When you have kids, you pay a lot of attention to firsts—the first tooth, the first word, the first step, all breathlessly anticipated, documented, and recorded. But lasts, those we often don't notice till long after the fact. When was the last time he fell asleep on my lap, or said "skabetti," or was small enough I could carry him? All lost to the mists of time.


Last year, as we were making our annual Halloween rounds of the neighborhood, I admit to thinking, "Thank goodness we're almost done!" Because kids can't go on trick-or-treating forever. Eventually they go away to college, right? (I remember thinking the same thing about breastfeeding and the family bed.)

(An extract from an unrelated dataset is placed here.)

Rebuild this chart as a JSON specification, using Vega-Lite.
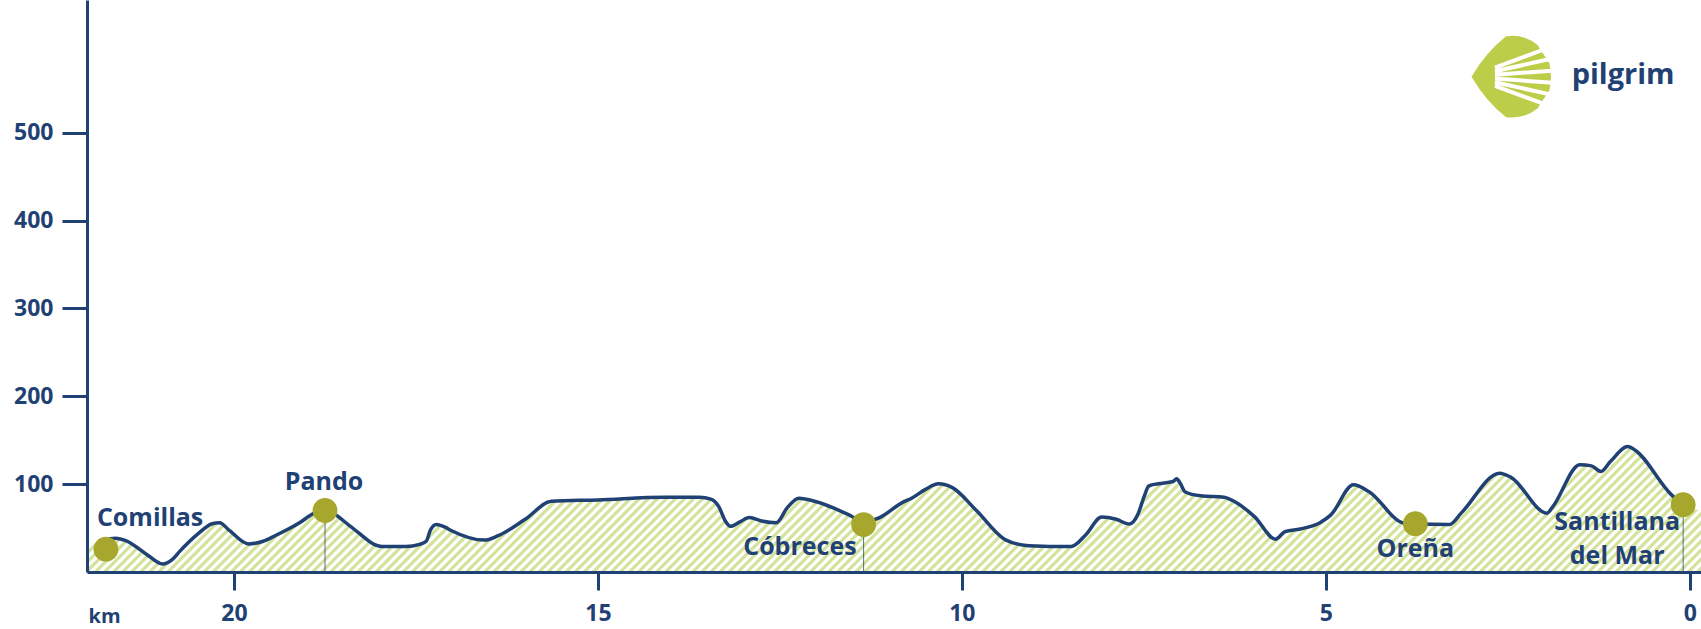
{
  "$schema": "https://vega.github.io/schema/vega-lite/v6.json",
  "width": 1614,
  "height": 572,
  "autosize": {"type": "none"},
  "padding": {"left": 87, "top": 0, "right": 0, "bottom": 57},
  "background": "white",
  "config": {"view": {"stroke": null}, "font": "Open Sans"},
  "datasets": {
    "profile": [
      {"km": 22.02, "elev": 31}, {"km": 21.8, "elev": 36}, {"km": 21.63, "elev": 38.5}, {"km": 21.48, "elev": 35.5},
      {"km": 21.2, "elev": 20}, {"km": 20.98, "elev": 9}, {"km": 20.85, "elev": 14}, {"km": 20.74, "elev": 24},
      {"km": 20.5, "elev": 43}, {"km": 20.3, "elev": 55}, {"km": 20.2, "elev": 56}, {"km": 20.06, "elev": 47},
      {"km": 19.8, "elev": 32}, {"km": 19.6, "elev": 35}, {"km": 19.43, "elev": 41.5}, {"km": 19.1, "elev": 56},
      {"km": 18.9, "elev": 67}, {"km": 18.75, "elev": 71}, {"km": 18.62, "elev": 66}, {"km": 18.4, "elev": 52},
      {"km": 17.96, "elev": 29}, {"km": 17.64, "elev": 29}, {"km": 17.45, "elev": 31.5}, {"km": 17.36, "elev": 35},
      {"km": 17.3, "elev": 48}, {"km": 17.22, "elev": 54}, {"km": 17.1, "elev": 51}, {"km": 17.01, "elev": 47},
      {"km": 16.56, "elev": 36.3}, {"km": 16.38, "elev": 41}, {"km": 16.0, "elev": 60}, {"km": 15.64, "elev": 80.5},
      {"km": 15.0, "elev": 82}, {"km": 14.08, "elev": 85}, {"km": 13.6, "elev": 85}, {"km": 13.45, "elev": 83},
      {"km": 13.34, "elev": 74.5}, {"km": 13.25, "elev": 58}, {"km": 13.18, "elev": 52}, {"km": 13.05, "elev": 57},
      {"km": 12.92, "elev": 62}, {"km": 12.75, "elev": 58}, {"km": 12.55, "elev": 56}, {"km": 12.4, "elev": 73},
      {"km": 12.24, "elev": 84}, {"km": 12.0, "elev": 80}, {"km": 11.55, "elev": 65}, {"km": 11.35, "elev": 57},
      {"km": 11.13, "elev": 62}, {"km": 10.82, "elev": 79}, {"km": 10.69, "elev": 84}, {"km": 10.5, "elev": 94},
      {"km": 10.32, "elev": 100.3}, {"km": 10.13, "elev": 96}, {"km": 9.8, "elev": 70}, {"km": 9.4, "elev": 36.6},
      {"km": 9.08, "elev": 30}, {"km": 8.5, "elev": 29}, {"km": 8.3, "elev": 42}, {"km": 8.08, "elev": 62.5},
      {"km": 7.88, "elev": 60}, {"km": 7.7, "elev": 54.5}, {"km": 7.58, "elev": 66}, {"km": 7.5, "elev": 85},
      {"km": 7.43, "elev": 98}, {"km": 7.3, "elev": 100.5}, {"km": 7.1, "elev": 103}, {"km": 7.05, "elev": 106},
      {"km": 7.0, "elev": 101}, {"km": 6.93, "elev": 91}, {"km": 6.72, "elev": 86.7}, {"km": 6.4, "elev": 85.2},
      {"km": 6.25, "elev": 80}, {"km": 5.98, "elev": 63}, {"km": 5.69, "elev": 37.4}, {"km": 5.56, "elev": 46},
      {"km": 5.35, "elev": 49}, {"km": 5.08, "elev": 56}, {"km": 4.93, "elev": 65}, {"km": 4.62, "elev": 99.2},
      {"km": 4.41, "elev": 91.6}, {"km": 3.93, "elev": 55.6}, {"km": 3.77, "elev": 54.5}, {"km": 3.3, "elev": 54},
      {"km": 3.14, "elev": 67}, {"km": 2.61, "elev": 112.5}, {"km": 2.46, "elev": 108}, {"km": 1.96, "elev": 67},
      {"km": 1.88, "elev": 74.5}, {"km": 1.51, "elev": 122}, {"km": 1.35, "elev": 120.8}, {"km": 1.22, "elev": 114.3},
      {"km": 1.09, "elev": 125.7}, {"km": 0.85, "elev": 142.8}, {"km": 0.77, "elev": 139.8}, {"km": 0.25, "elev": 87.8},
      {"km": 0.09, "elev": 76.5}, {"km": -0.155, "elev": 70}
    ],
    "stops": [
      {"name": "Comillas", "label": "Comillas", "km": 21.76, "elev": 26, "drop": false},
      {"name": "Pando", "label": "Pando", "km": 18.75, "elev": 70, "drop": true},
      {"name": "Cóbreces", "label": "Cóbreces", "km": 11.35, "elev": 54, "drop": true},
      {"name": "Oreña", "label": "Oreña", "km": 3.77, "elev": 55, "drop": false},
      {"name": "Santillana del Mar", "label": "Santillana\ndel Mar", "km": 0.09, "elev": 76.5, "drop": true}
    ]
  },
  "layer": [
    {
      "data": {"values": [{"pattern": "hatch"}]},
      "mark": {"type": "rule", "clip": true, "color": "#d3e39c", "strokeWidth": 1260, "strokeDash": [3.2, 3.2], "strokeCap": "butt"},
      "encoding": {
        "x": {"datum": 17.004, "type": "quantitative",
          "scale": {"domain": [-0.155, 22.02], "reverse": true, "nice": false, "zero": false},
          "axis": {"values": [0, 5, 10, 15, 20], "format": "d", "title": "km", "titleX": 1, "titleY": 50,
            "titleAlign": "left", "titleBaseline": "alphabetic", "titleFont": "Open Sans", "titleFontSize": 20,
            "titleFontWeight": "bold", "titleColor": "#1f4173", "domainColor": "#1f4173", "domainWidth": 3,
            "tickColor": "#1f4173", "tickWidth": 3, "tickSize": 18, "labelFont": "Open Sans", "labelFontSize": 23,
            "labelFontWeight": "bold", "labelColor": "#1f4173", "labelPadding": 12, "labelFlush": false,
            "grid": false, "zindex": 1}},
        "x2": {"datum": 4.861},
        "y": {"datum": 583.7, "type": "quantitative",
          "scale": {"domain": [0, 651], "nice": false, "zero": false},
          "axis": {"values": [100, 200, 300, 400, 500], "title": null, "domainColor": "#1f4173", "domainWidth": 3,
            "tickColor": "#1f4173", "tickWidth": 3, "tickSize": 25, "labelFont": "Open Sans", "labelFontSize": 23,
            "labelFontWeight": "bold", "labelColor": "#1f4173", "labelPadding": 9, "grid": false, "zindex": 1}},
        "y2": {"datum": -422.1}
      }
    },
    {
      "data": {"name": "profile"},
      "mark": {"type": "area", "interpolate": "monotone", "fill": "white", "clip": true},
      "encoding": {
        "x": {"field": "km", "type": "quantitative", "scale": {"domain": [-0.155, 22.02], "reverse": true, "nice": false, "zero": false}},
        "y": {"field": "elev", "type": "quantitative", "scale": {"domain": [0, 651], "nice": false, "zero": false}},
        "y2": {"datum": 651}
      }
    },
    {
      "data": {"name": "profile"},
      "transform": [{"filter": "datum.km < 21.9 && datum.km > 0"}],
      "mark": {"type": "line", "interpolate": "monotone", "color": "#1f4173", "strokeWidth": 3.5, "clip": true},
      "encoding": {
        "x": {"field": "km", "type": "quantitative", "scale": {"domain": [-0.155, 22.02], "reverse": true, "nice": false, "zero": false}},
        "y": {"field": "elev", "type": "quantitative", "scale": {"domain": [0, 651], "nice": false, "zero": false}}
      }
    },
    {
      "data": {"name": "stops"},
      "transform": [{"filter": "datum.drop"}],
      "mark": {"type": "rule", "color": "#1f4173", "strokeWidth": 1, "opacity": 0.75},
      "encoding": {
        "x": {"field": "km", "type": "quantitative", "scale": {"domain": [-0.155, 22.02], "reverse": true, "nice": false, "zero": false}},
        "y": {"field": "elev", "type": "quantitative", "scale": {"domain": [0, 651], "nice": false, "zero": false}},
        "y2": {"datum": 0}
      }
    },
    {
      "data": {"name": "stops"},
      "mark": {"type": "circle", "color": "#a6a72c", "size": 616, "opacity": 1},
      "encoding": {
        "x": {"field": "km", "type": "quantitative", "scale": {"domain": [-0.155, 22.02], "reverse": true, "nice": false, "zero": false}},
        "y": {"field": "elev", "type": "quantitative", "scale": {"domain": [0, 651], "nice": false, "zero": false}}
      }
    },
    {
      "data": {"name": "stops"},
      "transform": [{"filter": "datum.name === 'Comillas'"}],
      "mark": {"type": "text", "align": "left", "baseline": "alphabetic", "dx": -9, "dy": -23, "font": "Open Sans", "fontSize": 25, "fontWeight": "bold", "color": "#1f4173"},
      "encoding": {
        "x": {"field": "km", "type": "quantitative", "scale": {"domain": [-0.155, 22.02], "reverse": true, "nice": false, "zero": false}},
        "y": {"field": "elev", "type": "quantitative", "scale": {"domain": [0, 651], "nice": false, "zero": false}},
        "text": {"field": "label"}
      }
    },
    {
      "data": {"name": "stops"},
      "transform": [{"filter": "datum.name === 'Pando'"}],
      "mark": {"type": "text", "align": "center", "baseline": "alphabetic", "dx": -1, "dy": -20, "font": "Open Sans", "fontSize": 25, "fontWeight": "bold", "color": "#1f4173"},
      "encoding": {
        "x": {"field": "km", "type": "quantitative", "scale": {"domain": [-0.155, 22.02], "reverse": true, "nice": false, "zero": false}},
        "y": {"field": "elev", "type": "quantitative", "scale": {"domain": [0, 651], "nice": false, "zero": false}},
        "text": {"field": "label"}
      }
    },
    {
      "data": {"name": "stops"},
      "transform": [{"filter": "datum.name === 'Cóbreces'"}],
      "mark": {"type": "text", "align": "right", "baseline": "alphabetic", "dx": -7, "dy": 30, "font": "Open Sans", "fontSize": 25, "fontWeight": "bold", "color": "#1f4173"},
      "encoding": {
        "x": {"field": "km", "type": "quantitative", "scale": {"domain": [-0.155, 22.02], "reverse": true, "nice": false, "zero": false}},
        "y": {"field": "elev", "type": "quantitative", "scale": {"domain": [0, 651], "nice": false, "zero": false}},
        "text": {"field": "label"}
      }
    },
    {
      "data": {"name": "stops"},
      "transform": [{"filter": "datum.name === 'Oreña'"}],
      "mark": {"type": "text", "align": "center", "baseline": "alphabetic", "dx": 0, "dy": 33, "font": "Open Sans", "fontSize": 25, "fontWeight": "bold", "color": "#1f4173"},
      "encoding": {
        "x": {"field": "km", "type": "quantitative", "scale": {"domain": [-0.155, 22.02], "reverse": true, "nice": false, "zero": false}},
        "y": {"field": "elev", "type": "quantitative", "scale": {"domain": [0, 651], "nice": false, "zero": false}},
        "text": {"field": "label"}
      }
    },
    {
      "data": {"name": "stops"},
      "transform": [{"filter": "datum.name === 'Santillana del Mar'"}],
      "mark": {"type": "text", "align": "center", "baseline": "alphabetic", "dx": -66, "dy": 25, "lineBreak": "\n", "lineHeight": 34, "font": "Open Sans", "fontSize": 25, "fontWeight": "bold", "color": "#1f4173"},
      "encoding": {
        "x": {"field": "km", "type": "quantitative", "scale": {"domain": [-0.155, 22.02], "reverse": true, "nice": false, "zero": false}},
        "y": {"field": "elev", "type": "quantitative", "scale": {"domain": [0, 651], "nice": false, "zero": false}},
        "text": {"field": "label"}
      }
    },
    {
      "data": {"values": [{"brand": "pilgrim"}]},
      "mark": {"type": "point", "shape": "M -0.87 0 Q -0.55 -0.55 -0.1 -0.9 Q 0.3 -0.95 0.6 -0.7 L 0.86 -0.3 Q 0.93 0 0.86 0.3 L 0.6 0.7 Q 0.3 0.95 -0.1 0.9 Q -0.55 0.55 -0.87 0 Z", "filled": true, "fill": "#bccd4a", "strokeWidth": 0, "size": 8100, "opacity": 1},
      "encoding": {
        "x": {"datum": 2.46, "type": "quantitative", "scale": {"domain": [-0.155, 22.02], "reverse": true, "nice": false, "zero": false}},
        "y": {"datum": 563.7, "type": "quantitative", "scale": {"domain": [0, 651], "nice": false, "zero": false}}
      }
    },
    {
      "data": {"values": [{"brand": "pilgrim"}]},
      "mark": {"type": "point", "shape": "M -0.35 -0.203 L 1 -0.7 M -0.35 -0.122 L 1 -0.42 M -0.35 -0.041 L 1 -0.14 M -0.35 0.041 L 1 0.14 M -0.35 0.122 L 1 0.42 M -0.35 0.203 L 1 0.7", "filled": false, "stroke": "white", "strokeWidth": 4, "strokeCap": "butt", "size": 8100, "opacity": 1},
      "encoding": {
        "x": {"datum": 2.46, "type": "quantitative", "scale": {"domain": [-0.155, 22.02], "reverse": true, "nice": false, "zero": false}},
        "y": {"datum": 563.7, "type": "quantitative", "scale": {"domain": [0, 651], "nice": false, "zero": false}}
      }
    },
    {
      "data": {"values": [{"brand": "pilgrim"}]},
      "mark": {"type": "text", "align": "left", "baseline": "alphabetic", "font": "Open Sans", "fontSize": 29, "fontWeight": "bold", "color": "#1f4173"},
      "encoding": {
        "x": {"datum": 1.622, "type": "quantitative", "scale": {"domain": [-0.155, 22.02], "reverse": true, "nice": false, "zero": false}},
        "y": {"datum": 555.4, "type": "quantitative", "scale": {"domain": [0, 651], "nice": false, "zero": false}},
        "text": {"field": "brand"}
      }
    }
  ]
}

So I surprised myself this year, when E and Z expressed ambivalence about the old trick-or-treat routine. Wait, I didn't know last year was going to be our last Halloween. And so, despite my own ambivalence, I coaxed them into Halloweening one last time.

E and I went out Tuesday afternoon and bought one of the last pumpkins at the apple orchard, which C helpt them carve into a great big eye (making use of a natural orifice in the pumpkin itself).


We had our usual jack-o-lantern bagel melts for dinner, which is as fancy as I get for Halloween vittles.



E and Z dug some old costume parts out of the dress-up bin.



And even I dressed up for the occasion.



We skipped the hay wagon, since it looked like rain, and our usual driver seemed less than enthusiastic, but we hit all the usual haunts, and spent the usual 10-20 minutes at each one, catching up with the whole neighborhood where C grew up.



It may not have been our last Halloween—who knows what the kids will want to do next year—but if it was, at least it was documented and recorded.